*Problem description:*
Without the pictures, return exactly the lines from the one with "Generate a Python" through the one with "poblacion_pct = [45, 55]". Both end lines belong in the copy.

[Entries with chart source code]
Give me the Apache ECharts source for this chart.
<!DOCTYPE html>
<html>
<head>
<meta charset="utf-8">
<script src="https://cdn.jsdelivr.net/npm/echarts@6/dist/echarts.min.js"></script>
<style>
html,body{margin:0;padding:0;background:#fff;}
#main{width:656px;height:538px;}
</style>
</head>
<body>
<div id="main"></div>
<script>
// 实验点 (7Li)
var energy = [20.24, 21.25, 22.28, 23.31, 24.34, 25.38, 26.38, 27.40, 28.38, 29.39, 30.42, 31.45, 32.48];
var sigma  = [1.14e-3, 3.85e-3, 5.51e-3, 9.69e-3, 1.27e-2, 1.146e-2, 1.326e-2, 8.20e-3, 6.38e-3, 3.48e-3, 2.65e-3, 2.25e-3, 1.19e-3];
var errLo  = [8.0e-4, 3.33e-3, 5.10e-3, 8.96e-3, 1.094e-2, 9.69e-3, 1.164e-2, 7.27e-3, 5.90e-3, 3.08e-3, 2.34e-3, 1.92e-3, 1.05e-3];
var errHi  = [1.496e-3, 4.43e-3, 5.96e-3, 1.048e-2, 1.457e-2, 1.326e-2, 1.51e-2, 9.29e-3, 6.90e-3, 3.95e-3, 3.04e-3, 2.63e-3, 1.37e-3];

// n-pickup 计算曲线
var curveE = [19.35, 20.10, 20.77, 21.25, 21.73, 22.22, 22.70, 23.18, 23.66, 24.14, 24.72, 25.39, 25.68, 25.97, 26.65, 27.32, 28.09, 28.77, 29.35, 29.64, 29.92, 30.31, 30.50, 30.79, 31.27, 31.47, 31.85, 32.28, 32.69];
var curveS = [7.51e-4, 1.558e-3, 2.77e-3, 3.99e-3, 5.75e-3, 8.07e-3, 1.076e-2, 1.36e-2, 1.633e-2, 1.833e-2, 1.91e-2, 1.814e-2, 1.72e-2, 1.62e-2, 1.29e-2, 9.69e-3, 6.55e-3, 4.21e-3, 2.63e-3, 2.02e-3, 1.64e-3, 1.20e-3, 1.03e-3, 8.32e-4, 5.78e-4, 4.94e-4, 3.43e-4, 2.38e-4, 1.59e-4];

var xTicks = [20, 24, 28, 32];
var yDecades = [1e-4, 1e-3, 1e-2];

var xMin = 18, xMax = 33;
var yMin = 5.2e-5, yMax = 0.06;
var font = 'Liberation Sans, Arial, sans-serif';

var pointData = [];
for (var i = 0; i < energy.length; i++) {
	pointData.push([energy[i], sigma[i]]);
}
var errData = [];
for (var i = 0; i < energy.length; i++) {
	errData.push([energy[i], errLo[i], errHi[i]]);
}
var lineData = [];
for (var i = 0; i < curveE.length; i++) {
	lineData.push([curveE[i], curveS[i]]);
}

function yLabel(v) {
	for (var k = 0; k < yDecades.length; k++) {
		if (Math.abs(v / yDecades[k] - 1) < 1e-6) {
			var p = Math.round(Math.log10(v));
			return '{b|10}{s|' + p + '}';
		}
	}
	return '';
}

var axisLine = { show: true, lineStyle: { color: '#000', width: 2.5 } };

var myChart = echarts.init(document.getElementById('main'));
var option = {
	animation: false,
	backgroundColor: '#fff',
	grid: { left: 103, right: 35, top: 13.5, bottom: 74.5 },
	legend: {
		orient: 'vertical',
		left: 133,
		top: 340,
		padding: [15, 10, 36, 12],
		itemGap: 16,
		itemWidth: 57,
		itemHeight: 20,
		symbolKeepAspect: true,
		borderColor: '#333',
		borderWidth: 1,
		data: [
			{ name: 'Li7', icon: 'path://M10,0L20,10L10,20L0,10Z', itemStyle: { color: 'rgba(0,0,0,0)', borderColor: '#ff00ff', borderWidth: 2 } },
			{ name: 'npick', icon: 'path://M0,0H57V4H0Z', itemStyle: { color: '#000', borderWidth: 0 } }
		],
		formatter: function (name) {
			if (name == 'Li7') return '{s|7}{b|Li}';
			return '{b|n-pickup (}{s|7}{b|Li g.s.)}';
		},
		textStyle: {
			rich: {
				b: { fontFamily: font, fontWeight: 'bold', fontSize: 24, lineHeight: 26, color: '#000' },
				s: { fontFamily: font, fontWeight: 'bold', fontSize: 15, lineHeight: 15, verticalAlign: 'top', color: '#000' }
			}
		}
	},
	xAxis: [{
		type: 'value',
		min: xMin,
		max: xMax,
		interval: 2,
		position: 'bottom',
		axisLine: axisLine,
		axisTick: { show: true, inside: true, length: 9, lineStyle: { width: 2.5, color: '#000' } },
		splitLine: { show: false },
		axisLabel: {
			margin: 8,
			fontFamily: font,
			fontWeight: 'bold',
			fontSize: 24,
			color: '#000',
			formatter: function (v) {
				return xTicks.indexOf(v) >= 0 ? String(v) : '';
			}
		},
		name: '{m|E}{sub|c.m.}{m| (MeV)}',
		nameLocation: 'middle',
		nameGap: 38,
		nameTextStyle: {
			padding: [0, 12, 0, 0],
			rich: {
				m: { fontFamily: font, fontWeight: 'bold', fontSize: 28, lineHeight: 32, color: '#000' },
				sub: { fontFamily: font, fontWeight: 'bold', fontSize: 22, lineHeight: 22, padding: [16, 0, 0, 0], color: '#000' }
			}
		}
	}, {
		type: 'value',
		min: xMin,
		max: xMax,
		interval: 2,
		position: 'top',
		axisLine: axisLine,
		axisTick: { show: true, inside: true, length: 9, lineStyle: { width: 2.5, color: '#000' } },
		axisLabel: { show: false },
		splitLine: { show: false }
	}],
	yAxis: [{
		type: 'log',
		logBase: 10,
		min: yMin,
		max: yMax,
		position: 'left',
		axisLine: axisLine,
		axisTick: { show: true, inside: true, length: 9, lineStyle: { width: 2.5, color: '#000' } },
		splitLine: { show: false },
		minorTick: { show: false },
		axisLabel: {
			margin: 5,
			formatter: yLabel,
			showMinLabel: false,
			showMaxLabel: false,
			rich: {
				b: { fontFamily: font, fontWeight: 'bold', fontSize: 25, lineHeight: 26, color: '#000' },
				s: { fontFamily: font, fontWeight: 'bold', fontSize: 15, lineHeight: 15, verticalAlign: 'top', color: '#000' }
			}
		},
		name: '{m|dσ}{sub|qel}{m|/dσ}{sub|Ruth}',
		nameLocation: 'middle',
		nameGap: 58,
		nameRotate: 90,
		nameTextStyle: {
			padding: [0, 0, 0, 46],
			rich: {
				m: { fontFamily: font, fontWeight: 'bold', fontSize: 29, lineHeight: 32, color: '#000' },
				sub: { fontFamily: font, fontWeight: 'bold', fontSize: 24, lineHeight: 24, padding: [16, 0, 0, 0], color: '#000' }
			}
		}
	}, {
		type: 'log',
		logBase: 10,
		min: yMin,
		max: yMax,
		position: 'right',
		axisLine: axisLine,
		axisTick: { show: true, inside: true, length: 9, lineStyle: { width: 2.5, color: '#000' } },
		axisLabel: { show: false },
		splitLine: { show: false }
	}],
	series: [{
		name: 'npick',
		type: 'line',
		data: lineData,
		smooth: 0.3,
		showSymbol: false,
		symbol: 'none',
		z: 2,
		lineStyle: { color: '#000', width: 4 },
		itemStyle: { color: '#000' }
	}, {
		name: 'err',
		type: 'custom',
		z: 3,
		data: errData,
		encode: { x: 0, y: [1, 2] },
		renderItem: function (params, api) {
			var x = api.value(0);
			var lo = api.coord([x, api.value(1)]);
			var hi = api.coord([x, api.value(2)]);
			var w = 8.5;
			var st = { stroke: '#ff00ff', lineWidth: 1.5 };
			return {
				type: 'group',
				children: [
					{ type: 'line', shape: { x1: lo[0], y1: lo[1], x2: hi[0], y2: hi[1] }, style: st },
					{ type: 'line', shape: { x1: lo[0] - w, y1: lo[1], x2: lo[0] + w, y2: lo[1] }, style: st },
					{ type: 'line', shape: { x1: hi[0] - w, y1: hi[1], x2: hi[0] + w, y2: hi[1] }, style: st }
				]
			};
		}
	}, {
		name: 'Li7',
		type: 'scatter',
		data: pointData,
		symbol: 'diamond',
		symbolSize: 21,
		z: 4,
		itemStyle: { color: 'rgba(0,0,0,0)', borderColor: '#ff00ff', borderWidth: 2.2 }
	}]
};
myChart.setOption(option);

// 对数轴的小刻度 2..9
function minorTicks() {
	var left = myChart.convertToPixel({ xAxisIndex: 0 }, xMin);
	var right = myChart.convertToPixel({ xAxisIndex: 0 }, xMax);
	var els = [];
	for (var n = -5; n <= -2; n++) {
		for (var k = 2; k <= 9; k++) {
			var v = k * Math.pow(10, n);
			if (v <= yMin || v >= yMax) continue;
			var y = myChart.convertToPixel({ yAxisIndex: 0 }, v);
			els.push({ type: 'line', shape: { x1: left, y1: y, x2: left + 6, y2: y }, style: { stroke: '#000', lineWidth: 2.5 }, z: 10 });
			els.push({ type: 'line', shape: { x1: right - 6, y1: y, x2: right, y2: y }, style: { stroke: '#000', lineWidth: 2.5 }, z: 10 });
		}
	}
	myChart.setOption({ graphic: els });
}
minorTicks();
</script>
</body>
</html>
...
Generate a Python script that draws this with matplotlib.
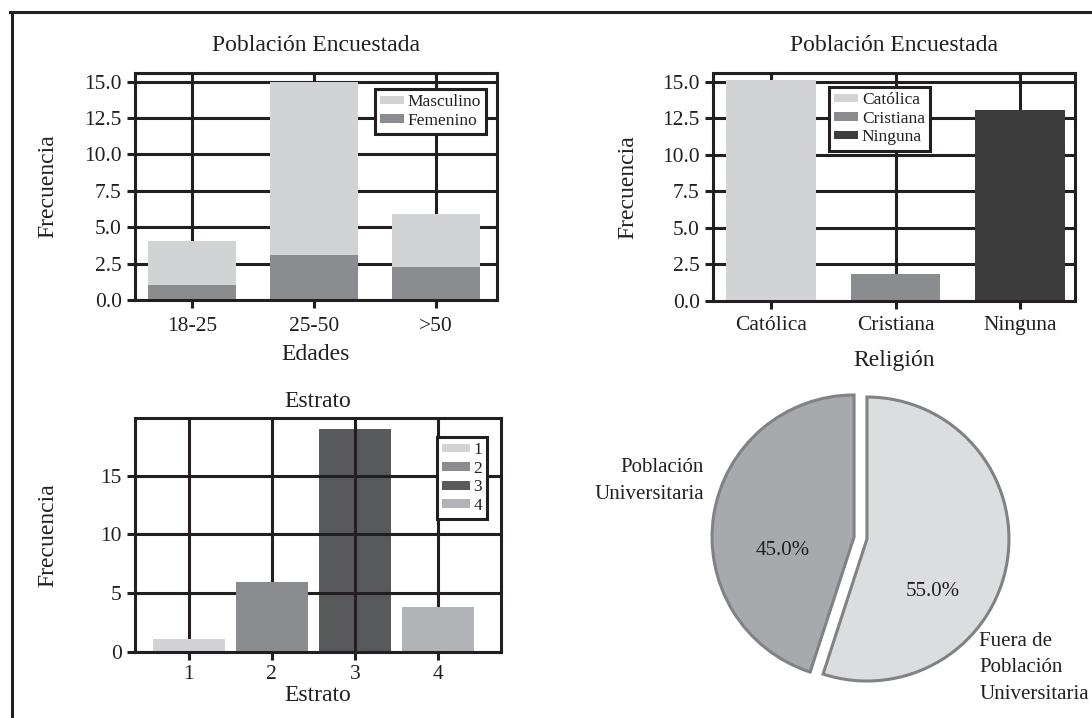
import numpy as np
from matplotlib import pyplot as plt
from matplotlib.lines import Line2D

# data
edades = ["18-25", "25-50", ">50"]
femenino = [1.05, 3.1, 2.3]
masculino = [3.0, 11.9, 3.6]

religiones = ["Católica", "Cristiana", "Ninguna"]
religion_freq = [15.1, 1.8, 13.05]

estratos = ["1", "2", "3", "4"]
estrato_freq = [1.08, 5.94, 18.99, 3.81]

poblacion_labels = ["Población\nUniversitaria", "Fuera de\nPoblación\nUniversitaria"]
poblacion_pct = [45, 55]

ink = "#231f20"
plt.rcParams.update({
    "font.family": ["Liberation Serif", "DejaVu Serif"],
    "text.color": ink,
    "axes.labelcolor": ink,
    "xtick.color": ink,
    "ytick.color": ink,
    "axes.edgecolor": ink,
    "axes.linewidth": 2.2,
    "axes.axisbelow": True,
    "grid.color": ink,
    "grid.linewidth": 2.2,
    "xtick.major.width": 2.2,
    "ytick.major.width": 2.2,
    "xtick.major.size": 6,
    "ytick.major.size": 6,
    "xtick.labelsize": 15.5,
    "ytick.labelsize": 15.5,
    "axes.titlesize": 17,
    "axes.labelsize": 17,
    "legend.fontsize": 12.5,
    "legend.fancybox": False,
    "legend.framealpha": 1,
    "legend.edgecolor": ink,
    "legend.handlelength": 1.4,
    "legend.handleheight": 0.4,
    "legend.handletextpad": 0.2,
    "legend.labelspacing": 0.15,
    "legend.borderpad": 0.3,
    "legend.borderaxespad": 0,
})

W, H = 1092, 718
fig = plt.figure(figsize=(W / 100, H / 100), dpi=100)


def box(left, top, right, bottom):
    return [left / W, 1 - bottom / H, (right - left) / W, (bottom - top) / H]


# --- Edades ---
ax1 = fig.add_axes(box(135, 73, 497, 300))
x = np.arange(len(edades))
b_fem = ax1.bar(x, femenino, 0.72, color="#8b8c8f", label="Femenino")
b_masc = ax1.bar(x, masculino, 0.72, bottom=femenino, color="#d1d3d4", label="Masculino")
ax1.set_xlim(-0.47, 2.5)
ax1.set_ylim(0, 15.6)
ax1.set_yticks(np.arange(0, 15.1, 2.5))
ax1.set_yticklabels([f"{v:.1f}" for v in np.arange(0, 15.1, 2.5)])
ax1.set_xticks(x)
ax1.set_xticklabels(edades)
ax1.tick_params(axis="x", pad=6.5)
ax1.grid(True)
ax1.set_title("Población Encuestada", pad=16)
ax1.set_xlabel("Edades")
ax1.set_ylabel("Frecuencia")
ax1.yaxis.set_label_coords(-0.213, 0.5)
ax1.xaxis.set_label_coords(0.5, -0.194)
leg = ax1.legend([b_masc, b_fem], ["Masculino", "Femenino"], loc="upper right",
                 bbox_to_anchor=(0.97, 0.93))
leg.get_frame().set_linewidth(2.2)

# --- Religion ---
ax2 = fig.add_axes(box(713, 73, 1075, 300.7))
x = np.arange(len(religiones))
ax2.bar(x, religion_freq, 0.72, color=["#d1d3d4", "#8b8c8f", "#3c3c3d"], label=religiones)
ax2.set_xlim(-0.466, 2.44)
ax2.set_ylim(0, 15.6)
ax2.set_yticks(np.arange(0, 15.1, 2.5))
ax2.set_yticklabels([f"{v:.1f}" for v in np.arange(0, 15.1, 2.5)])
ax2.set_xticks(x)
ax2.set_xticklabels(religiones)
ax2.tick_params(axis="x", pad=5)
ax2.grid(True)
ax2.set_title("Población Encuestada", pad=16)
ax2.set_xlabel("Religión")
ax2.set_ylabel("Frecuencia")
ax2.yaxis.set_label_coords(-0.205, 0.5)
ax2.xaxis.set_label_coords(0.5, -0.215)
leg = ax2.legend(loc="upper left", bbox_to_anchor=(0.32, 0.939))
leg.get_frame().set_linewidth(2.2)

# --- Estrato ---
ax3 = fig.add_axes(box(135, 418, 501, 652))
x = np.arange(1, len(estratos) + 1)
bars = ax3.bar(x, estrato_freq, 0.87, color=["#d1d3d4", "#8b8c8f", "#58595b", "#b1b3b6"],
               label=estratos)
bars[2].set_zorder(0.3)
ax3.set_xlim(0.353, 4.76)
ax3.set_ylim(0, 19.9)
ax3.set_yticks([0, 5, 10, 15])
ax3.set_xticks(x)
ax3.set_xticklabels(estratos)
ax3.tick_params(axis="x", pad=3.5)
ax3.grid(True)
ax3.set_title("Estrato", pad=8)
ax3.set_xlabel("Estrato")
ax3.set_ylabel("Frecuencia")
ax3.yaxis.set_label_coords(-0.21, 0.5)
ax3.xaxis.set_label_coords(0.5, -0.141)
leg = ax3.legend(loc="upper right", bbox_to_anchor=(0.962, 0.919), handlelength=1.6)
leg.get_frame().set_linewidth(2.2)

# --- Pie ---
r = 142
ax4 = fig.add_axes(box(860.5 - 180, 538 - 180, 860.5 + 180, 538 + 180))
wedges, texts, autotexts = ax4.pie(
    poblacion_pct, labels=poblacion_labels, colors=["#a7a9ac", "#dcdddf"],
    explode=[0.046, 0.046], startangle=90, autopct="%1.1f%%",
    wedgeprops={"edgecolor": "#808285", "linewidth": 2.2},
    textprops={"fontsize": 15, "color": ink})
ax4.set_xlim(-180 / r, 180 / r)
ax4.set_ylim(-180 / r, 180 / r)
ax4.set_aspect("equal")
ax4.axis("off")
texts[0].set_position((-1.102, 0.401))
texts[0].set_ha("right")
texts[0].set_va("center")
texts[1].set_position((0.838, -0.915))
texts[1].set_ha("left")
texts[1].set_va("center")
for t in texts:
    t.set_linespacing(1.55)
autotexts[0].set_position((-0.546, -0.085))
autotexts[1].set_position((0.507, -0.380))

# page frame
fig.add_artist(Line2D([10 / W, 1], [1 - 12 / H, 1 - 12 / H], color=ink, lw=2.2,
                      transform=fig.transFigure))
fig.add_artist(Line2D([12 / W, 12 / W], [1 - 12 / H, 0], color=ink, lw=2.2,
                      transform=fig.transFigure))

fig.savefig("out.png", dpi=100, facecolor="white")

*The output:*
Generate a Python script that draws this with matplotlib.
import numpy as np
from matplotlib import pyplot as plt
from matplotlib.lines import Line2D

# data
edades = ["18-25", "25-50", ">50"]
femenino = [1.05, 3.1, 2.3]
masculino = [3.0, 11.9, 3.6]

religiones = ["Católica", "Cristiana", "Ninguna"]
religion_freq = [15.1, 1.8, 13.05]

estratos = ["1", "2", "3", "4"]
estrato_freq = [1.08, 5.94, 18.99, 3.81]

poblacion_labels = ["Población\nUniversitaria", "Fuera de\nPoblación\nUniversitaria"]
poblacion_pct = [45, 55]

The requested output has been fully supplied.